→ **RECORDED INFORMATION**:

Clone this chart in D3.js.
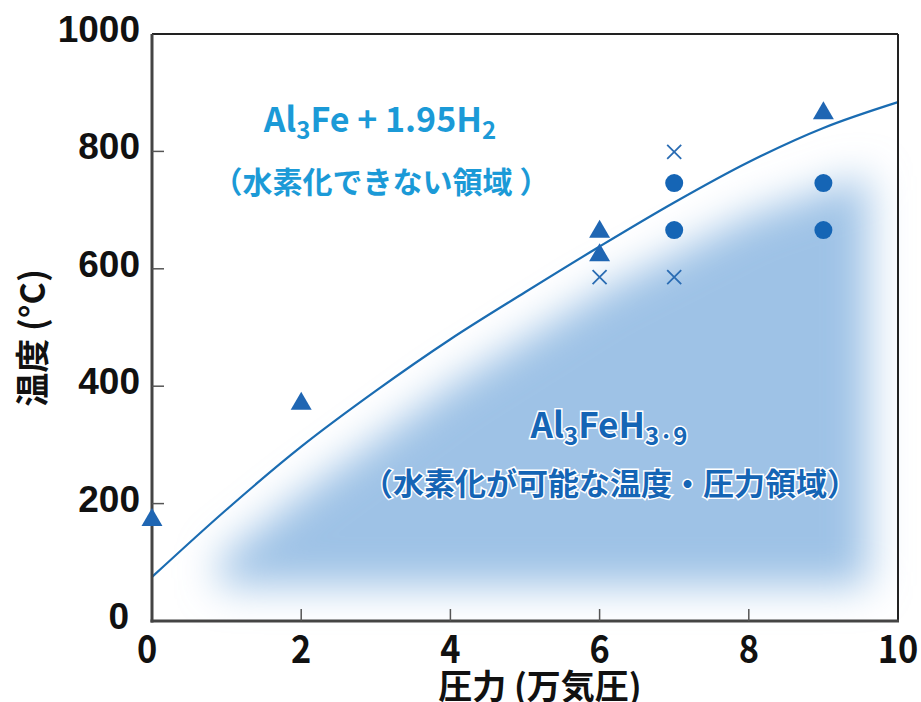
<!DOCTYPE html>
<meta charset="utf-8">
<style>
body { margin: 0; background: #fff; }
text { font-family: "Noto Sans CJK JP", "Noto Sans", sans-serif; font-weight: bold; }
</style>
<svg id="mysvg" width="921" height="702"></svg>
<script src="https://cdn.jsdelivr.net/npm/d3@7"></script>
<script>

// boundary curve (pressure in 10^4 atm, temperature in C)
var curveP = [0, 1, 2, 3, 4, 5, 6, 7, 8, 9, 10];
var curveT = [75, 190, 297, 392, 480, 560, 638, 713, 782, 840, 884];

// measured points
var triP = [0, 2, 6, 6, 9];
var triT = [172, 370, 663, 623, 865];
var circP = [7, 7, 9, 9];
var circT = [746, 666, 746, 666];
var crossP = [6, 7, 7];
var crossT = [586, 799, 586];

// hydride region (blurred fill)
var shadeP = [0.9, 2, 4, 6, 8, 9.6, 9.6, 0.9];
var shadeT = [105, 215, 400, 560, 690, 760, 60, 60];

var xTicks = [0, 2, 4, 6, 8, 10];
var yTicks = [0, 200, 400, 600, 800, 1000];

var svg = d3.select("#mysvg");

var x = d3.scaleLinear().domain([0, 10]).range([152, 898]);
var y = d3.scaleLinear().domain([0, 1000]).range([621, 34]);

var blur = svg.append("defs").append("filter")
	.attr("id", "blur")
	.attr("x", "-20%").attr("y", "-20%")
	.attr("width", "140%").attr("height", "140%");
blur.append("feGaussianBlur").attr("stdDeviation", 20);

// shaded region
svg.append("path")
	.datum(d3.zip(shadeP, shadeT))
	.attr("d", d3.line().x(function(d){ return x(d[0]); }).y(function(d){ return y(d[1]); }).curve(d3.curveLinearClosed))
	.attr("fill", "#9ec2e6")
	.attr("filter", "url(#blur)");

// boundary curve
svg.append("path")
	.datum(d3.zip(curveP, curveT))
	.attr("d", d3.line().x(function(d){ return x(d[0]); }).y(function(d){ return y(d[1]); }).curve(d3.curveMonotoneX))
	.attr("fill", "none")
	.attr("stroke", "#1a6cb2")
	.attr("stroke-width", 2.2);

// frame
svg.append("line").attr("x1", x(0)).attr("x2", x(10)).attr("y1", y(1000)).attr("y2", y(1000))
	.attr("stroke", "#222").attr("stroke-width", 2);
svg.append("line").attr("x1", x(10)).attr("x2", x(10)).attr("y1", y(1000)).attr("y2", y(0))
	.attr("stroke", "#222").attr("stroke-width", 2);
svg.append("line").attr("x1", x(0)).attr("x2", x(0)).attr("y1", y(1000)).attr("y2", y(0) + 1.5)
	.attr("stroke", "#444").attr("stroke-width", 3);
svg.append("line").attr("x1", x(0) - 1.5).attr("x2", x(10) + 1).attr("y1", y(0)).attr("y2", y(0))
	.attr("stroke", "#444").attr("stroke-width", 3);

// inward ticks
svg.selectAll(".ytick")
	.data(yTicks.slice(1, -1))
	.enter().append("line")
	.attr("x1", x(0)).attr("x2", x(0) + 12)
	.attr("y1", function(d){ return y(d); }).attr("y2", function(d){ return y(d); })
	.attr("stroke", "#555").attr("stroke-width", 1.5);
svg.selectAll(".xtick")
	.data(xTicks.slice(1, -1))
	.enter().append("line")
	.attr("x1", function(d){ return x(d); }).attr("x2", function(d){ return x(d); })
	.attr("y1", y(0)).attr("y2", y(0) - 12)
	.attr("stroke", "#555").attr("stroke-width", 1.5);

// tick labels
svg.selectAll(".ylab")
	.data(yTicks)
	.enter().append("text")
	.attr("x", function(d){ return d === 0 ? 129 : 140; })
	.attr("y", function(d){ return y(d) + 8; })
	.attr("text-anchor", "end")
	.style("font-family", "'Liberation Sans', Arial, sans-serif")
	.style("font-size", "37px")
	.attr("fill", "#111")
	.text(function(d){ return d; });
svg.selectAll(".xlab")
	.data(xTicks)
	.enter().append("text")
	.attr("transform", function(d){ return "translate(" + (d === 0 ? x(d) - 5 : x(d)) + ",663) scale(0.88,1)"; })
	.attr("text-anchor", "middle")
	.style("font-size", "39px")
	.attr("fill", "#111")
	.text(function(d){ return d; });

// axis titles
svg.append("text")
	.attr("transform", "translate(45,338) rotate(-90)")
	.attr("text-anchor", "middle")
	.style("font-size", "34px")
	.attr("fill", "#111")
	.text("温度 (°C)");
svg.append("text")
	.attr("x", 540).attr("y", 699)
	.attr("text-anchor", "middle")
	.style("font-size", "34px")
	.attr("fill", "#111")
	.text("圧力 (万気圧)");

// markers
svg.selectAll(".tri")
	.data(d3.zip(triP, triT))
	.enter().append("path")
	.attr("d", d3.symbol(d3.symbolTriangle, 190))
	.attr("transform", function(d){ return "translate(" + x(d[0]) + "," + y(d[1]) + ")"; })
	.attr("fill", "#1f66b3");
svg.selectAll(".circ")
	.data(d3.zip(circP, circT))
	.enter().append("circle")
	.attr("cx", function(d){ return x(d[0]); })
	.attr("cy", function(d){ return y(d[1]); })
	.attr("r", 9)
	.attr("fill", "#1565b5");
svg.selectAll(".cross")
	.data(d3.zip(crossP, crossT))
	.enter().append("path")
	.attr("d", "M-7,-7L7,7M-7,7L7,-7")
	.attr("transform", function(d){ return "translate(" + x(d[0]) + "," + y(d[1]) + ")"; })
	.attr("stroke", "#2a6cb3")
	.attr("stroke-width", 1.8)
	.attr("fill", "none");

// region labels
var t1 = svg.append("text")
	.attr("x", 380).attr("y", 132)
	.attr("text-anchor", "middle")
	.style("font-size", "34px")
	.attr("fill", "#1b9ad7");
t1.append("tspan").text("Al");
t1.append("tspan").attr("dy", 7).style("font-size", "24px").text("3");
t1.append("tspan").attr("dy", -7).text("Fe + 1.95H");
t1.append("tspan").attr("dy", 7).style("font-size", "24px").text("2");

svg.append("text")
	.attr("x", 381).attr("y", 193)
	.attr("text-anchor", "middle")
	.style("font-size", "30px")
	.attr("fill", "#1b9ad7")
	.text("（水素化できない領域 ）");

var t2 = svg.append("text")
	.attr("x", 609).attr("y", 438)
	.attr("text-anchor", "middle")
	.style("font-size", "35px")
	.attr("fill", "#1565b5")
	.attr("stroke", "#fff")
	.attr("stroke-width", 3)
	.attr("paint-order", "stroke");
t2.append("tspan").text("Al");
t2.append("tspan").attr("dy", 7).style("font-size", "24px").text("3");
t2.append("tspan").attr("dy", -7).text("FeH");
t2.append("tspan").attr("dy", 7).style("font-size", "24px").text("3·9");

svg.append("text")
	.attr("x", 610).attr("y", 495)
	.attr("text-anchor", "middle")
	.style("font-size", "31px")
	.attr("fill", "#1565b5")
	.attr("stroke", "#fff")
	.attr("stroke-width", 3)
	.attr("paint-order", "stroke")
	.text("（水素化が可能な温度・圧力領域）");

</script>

--

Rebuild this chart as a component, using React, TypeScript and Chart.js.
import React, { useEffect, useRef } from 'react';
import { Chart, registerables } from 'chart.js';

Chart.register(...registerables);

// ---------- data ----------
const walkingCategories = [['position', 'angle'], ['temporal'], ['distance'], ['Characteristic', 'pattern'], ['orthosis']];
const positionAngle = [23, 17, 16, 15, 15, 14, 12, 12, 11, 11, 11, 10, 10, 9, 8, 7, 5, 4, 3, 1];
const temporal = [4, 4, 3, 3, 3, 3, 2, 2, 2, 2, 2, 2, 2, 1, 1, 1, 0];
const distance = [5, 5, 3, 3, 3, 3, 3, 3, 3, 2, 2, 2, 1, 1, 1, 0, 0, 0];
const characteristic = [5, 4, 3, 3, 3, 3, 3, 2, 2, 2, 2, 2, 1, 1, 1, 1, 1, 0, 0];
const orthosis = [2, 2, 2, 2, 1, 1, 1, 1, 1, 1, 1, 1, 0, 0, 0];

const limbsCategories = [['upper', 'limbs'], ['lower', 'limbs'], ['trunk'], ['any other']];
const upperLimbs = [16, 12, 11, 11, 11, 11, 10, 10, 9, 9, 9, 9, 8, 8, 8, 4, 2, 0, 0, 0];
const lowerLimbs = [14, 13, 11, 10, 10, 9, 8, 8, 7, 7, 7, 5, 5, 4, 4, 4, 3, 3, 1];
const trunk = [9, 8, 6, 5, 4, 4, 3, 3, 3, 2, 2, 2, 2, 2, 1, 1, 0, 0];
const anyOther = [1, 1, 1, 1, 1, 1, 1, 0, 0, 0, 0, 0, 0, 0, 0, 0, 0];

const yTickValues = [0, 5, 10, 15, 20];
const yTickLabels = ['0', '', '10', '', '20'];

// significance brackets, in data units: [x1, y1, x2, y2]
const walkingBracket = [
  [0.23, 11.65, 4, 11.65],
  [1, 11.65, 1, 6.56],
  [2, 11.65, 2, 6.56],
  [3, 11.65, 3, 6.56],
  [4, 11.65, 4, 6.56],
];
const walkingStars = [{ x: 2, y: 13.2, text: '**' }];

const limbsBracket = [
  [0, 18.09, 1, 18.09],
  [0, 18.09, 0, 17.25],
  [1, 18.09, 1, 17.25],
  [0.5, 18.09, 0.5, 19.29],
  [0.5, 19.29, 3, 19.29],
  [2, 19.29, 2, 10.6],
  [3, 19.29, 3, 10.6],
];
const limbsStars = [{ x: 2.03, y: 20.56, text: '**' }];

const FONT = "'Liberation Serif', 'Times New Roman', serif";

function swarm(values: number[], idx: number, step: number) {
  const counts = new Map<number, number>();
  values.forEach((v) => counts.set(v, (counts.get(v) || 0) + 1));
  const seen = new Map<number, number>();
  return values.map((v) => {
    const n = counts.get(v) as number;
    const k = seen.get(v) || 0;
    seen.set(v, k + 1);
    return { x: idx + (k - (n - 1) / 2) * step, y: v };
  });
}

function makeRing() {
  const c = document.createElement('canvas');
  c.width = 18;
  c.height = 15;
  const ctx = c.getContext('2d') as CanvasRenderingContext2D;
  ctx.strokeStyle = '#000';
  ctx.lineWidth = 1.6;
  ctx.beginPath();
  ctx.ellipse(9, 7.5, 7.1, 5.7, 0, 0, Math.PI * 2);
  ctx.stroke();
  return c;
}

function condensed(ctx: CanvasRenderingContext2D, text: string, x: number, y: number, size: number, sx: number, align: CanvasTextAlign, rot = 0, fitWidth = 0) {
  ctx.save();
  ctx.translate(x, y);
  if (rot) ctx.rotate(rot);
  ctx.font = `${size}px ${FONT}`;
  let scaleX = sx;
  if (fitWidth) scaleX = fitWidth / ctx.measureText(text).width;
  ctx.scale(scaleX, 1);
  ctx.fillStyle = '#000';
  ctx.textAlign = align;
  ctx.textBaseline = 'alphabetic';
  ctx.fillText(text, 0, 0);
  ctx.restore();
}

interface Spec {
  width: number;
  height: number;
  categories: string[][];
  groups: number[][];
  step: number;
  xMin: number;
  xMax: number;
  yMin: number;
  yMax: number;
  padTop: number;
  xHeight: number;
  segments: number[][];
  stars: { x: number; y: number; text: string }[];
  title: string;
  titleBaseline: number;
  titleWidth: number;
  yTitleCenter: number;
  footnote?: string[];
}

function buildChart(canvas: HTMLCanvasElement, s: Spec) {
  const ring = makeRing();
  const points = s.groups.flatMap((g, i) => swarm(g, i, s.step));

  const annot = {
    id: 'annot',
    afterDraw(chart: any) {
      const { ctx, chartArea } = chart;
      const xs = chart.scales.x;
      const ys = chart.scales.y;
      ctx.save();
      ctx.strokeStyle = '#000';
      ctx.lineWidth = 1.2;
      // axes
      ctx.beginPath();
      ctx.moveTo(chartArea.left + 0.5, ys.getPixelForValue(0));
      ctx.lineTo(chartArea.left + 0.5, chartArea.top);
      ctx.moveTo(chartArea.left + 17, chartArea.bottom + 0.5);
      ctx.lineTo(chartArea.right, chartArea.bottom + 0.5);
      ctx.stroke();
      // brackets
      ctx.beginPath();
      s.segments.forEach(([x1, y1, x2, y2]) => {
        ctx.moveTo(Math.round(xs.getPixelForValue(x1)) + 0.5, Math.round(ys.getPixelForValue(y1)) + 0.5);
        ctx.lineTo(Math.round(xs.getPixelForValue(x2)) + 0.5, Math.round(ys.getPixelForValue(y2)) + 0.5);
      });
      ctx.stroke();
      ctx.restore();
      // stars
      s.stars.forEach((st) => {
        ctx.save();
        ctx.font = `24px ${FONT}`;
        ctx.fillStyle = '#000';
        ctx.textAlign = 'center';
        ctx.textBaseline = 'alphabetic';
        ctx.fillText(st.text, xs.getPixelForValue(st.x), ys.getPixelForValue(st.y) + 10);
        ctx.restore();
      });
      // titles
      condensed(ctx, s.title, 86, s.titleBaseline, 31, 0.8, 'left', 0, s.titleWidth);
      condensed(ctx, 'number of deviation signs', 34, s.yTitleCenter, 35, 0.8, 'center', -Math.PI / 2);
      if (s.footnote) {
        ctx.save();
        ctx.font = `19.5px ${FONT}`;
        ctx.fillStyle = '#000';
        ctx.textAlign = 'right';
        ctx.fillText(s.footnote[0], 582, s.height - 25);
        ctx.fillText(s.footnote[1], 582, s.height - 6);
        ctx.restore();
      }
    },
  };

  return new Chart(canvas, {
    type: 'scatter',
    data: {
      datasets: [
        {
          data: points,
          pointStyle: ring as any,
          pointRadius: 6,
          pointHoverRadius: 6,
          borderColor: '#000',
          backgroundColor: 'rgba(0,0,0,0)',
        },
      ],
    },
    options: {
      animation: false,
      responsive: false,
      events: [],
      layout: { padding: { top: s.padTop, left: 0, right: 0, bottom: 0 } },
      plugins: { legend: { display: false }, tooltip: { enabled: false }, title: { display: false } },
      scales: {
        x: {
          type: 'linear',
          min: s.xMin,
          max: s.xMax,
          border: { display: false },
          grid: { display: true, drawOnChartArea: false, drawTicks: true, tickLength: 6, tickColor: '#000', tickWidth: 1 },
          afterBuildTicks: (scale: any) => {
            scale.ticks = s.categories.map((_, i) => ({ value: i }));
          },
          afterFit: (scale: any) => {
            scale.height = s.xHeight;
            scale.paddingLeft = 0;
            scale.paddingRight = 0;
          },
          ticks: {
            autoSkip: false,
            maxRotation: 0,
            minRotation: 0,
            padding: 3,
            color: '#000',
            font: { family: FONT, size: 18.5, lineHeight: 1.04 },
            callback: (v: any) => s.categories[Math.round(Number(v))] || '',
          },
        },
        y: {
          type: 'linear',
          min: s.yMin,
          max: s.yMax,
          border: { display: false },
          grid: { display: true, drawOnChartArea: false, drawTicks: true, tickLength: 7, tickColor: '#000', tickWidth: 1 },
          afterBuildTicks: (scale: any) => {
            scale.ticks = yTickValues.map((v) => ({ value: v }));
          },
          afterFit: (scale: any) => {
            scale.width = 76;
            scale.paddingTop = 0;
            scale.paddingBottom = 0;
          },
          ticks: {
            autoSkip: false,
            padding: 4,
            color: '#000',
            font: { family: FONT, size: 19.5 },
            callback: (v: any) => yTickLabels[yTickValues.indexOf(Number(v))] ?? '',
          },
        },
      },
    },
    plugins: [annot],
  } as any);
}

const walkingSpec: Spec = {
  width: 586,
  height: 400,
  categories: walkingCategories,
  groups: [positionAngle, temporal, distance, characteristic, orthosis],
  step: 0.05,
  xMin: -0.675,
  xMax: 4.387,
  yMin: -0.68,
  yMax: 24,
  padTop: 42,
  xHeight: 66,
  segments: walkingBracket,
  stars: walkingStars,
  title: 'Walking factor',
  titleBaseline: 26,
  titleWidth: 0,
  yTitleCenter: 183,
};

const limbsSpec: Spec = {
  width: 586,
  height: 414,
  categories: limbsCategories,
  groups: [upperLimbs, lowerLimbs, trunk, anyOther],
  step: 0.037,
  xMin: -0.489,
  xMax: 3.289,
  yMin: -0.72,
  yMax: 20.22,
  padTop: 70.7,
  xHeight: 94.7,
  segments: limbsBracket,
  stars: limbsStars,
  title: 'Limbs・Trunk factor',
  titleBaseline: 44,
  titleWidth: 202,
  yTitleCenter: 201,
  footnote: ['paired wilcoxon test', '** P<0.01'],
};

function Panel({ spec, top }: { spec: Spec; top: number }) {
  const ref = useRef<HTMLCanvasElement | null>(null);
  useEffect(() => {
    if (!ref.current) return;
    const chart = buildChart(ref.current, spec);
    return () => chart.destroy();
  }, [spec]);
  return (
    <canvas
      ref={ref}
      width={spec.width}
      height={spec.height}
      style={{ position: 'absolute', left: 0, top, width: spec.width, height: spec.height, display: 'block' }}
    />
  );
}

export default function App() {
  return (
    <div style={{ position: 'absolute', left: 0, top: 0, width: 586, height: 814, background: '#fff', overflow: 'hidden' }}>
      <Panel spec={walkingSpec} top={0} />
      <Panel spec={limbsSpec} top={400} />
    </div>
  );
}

→ **WHAT YOU ARE ASKED TO DO**: Begin with the line where "Clone this chart in D3.js." appears and end with the line where "var crossT = [586, 799, 586];" appears. Copy only that stretch, exactly, with no pictures.

→ **COMPLETED TASK**:
Clone this chart in D3.js.
<!DOCTYPE html>
<meta charset="utf-8">
<style>
body { margin: 0; background: #fff; }
text { font-family: "Noto Sans CJK JP", "Noto Sans", sans-serif; font-weight: bold; }
</style>
<svg id="mysvg" width="921" height="702"></svg>
<script src="https://cdn.jsdelivr.net/npm/d3@7"></script>
<script>

// boundary curve (pressure in 10^4 atm, temperature in C)
var curveP = [0, 1, 2, 3, 4, 5, 6, 7, 8, 9, 10];
var curveT = [75, 190, 297, 392, 480, 560, 638, 713, 782, 840, 884];

// measured points
var triP = [0, 2, 6, 6, 9];
var triT = [172, 370, 663, 623, 865];
var circP = [7, 7, 9, 9];
var circT = [746, 666, 746, 666];
var crossP = [6, 7, 7];
var crossT = [586, 799, 586];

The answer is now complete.